While not much is known about the goals of the Hedwig von Wissmann-Jugend, it can be assumed that they also wanted to carry on the colonial idea in order to spread 'Germanness' again in the newly conquered country after the colonies had been reclaimed. In addition, they acquired skills in activities designated as feminine, such as sewing, cooking, or medical services. This training was the counterpart to the boys' training as colonial pioneers. One could say that this prepared them for everyday life under colonialism, and that reproduction in the colonies was to be ensured through this form of gender politics. As mentioned earlier, the girls' groups were ranked below the boys' groups, thus continuing to perpetuate the gender image of the strong man and the woman subordinate to him (Heyn 2018).
Colonial youth groups in Weimar
As mentioned at the beginning, Weimar was one of the cities that had colonial youth groups. They were one of the first and one can find evidence that colonial youth work took place in Weimar until 1933. It can be assumed that the groups met in the rooms of the Colonial Association Home or the Youth Home and, like the Adult Association, held their performances and activities in these homes. With probably the last group in Roonstraße 19, where this station of the decolonial city tour is located, the time of the colonial youth groups ended. They were not abandoned, however, but converted into Hitler Youth groups (Heyn 2018).
From all this, it can be seen that in Weimar, too, children and young people were taught colonial ideas and prepared for the goals of the colonial associations, namely the recovery of German colonies in Africa.
- Becker, A., von Perbandt, C., Richelmann, G., Schmidt, R., Steuber, W. (1909). Hermann Von Wissmann – Deutschlands Größter Afrikaner. Verlagsbuchhandlung Alfred Schall.
- Heyn, S. (2018). Kolonial bewegte Jugend. Beziehungsgeschichten zwischen Deutschland und Südwestafrika zur Zeit der Weimarer Republik. transcript.

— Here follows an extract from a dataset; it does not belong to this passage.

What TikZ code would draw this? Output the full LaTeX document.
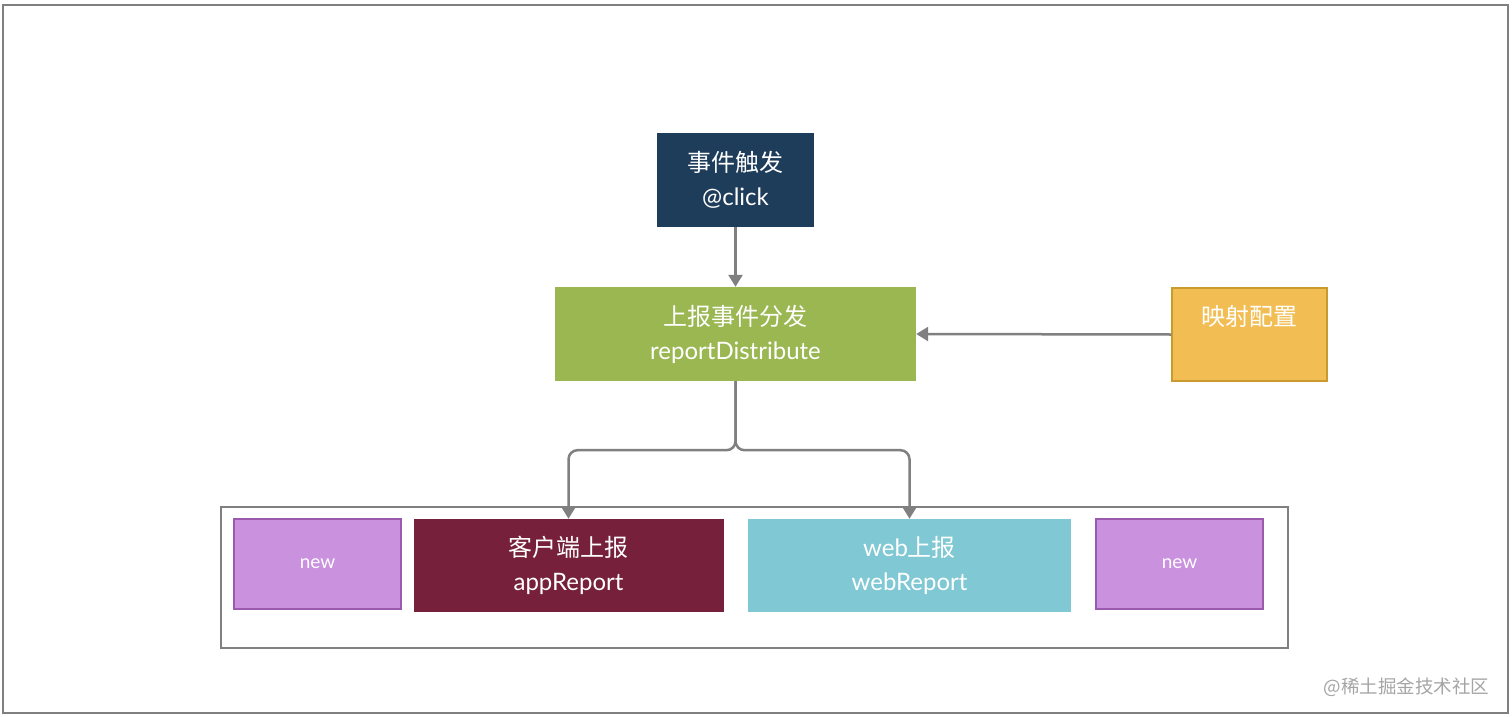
\documentclass[tikz,border=0pt]{standalone}
\usepackage{fontspec}
\setmainfont{Lato}
\newfontfamily\cjk{Noto Sans CJK SC}
\usetikzlibrary{arrows.meta}
\definecolor{dblue}{HTML}{1E3D5A}
\definecolor{lgreen}{HTML}{9AB752}
\definecolor{yfill}{HTML}{F2BD52}
\definecolor{ydraw}{HTML}{C99A2E}
\definecolor{pfill}{HTML}{C991DE}
\definecolor{pdraw}{HTML}{9A5BAF}
\definecolor{maroon}{HTML}{76203C}
\definecolor{cyanbox}{HTML}{80C8D4}
\definecolor{lgray}{HTML}{808080}
\definecolor{wmgray}{HTML}{A5A5A5}
\tikzset{
  box/.style={rectangle, inner sep=0pt, text=white, align=center,
    font=\fontsize{24}{34}\selectfont},
  newbox/.style={box, fill=pfill, draw=pdraw, line width=1.5pt,
    minimum width=167pt, minimum height=90pt, font=\fontsize{19}{22}\selectfont},
  conn/.style={draw=lgray, line width=2.5pt, rounded corners=9pt,
    -{Triangle[width=14pt,length=12pt]}},
  frame/.style={draw=lgray, line width=2pt},
}
\begin{document}
\begin{tikzpicture}[x=1pt,y=-1pt]
\useasboundingbox (0,0) rectangle (1512,717);
\fill[white] (0,0) rectangle (1512,717);
\node[frame, rectangle, minimum width=1505pt, minimum height=708pt, inner sep=0pt] (outer) at (755.5,359) {};
\node[frame, rectangle, minimum width=1067pt, minimum height=141pt, inner sep=0pt] (container) at (754.5,577.5) {};

\node[box, fill=dblue, minimum width=157pt, minimum height=94pt] (trigger) at (735.5,180) {{\cjk 事件触发}\\@click};
\node[box, fill=lgreen, minimum width=361pt, minimum height=94pt] (dist) at (735.5,334) {{\cjk 上报事件分发}\\reportDistribute};
\node[box, fill=yfill, draw=ydraw, line width=1.5pt, minimum width=155pt, minimum height=93pt, font=\fontsize{24}{29}\selectfont] (map) at (1249.5,334.5) {{\cjk 映射配置}\\\strut};

\node[newbox] (newl) at (317.5,564) {new};
\node[box, fill=maroon, minimum width=310pt, minimum height=93pt] (app) at (568.5,565.5) {{\cjk 客户端上报}\\appReport};
\node[box, fill=cyanbox, minimum width=323pt, minimum height=93pt] (web) at (909.5,565.5) {web{\cjk 上报}\\webReport};
\node[newbox] (newr) at (1179.5,564) {new};

\draw[conn] (trigger.south) -- (dist.north);
\draw[conn] (map.west) -- (dist.east);
\draw[conn] (dist.south) -- ++(0,69) -| (app.north);
\draw[conn] (dist.south) -- ++(0,69) -| (web.north);

\node[text=wmgray, font=\cjk\fontsize{18.5}{20}\selectfont, anchor=east] (wm) at (1493,687) {@稀土掘金技术社区};
\end{tikzpicture}
\end{document}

- Heyn, S. (2008). Koloniale Jugendarbeit in der Weimarer Republik: Rassifizierungsprozesse und Geschlechterkonzeptionen in dem Bühnenstück »Unvergessene, ferne Heimat!«. In v. Gippert, Wolfgang, Götte, Petra, Kleinau, Elke (Eds.), Transkulturalität: Gender- und bildungshistorische Perspektiven (S. 275–292). transcript.
- Historisches Adressbuch Weimar (1933) abgerufen von https://zs.thulb.uni-jena.de/rsc/viewer/jportal_derivate_00195330/AbW_1933_001.tif am 19.03.2020.
- Prinz, C. (2010). Herrmann von Wissmann als „Kolonialpionier“. In Budrich Journals, Geschlechterpolitiken (S. 315-336) Jg. 30, Nr. 118-119 (2-2010).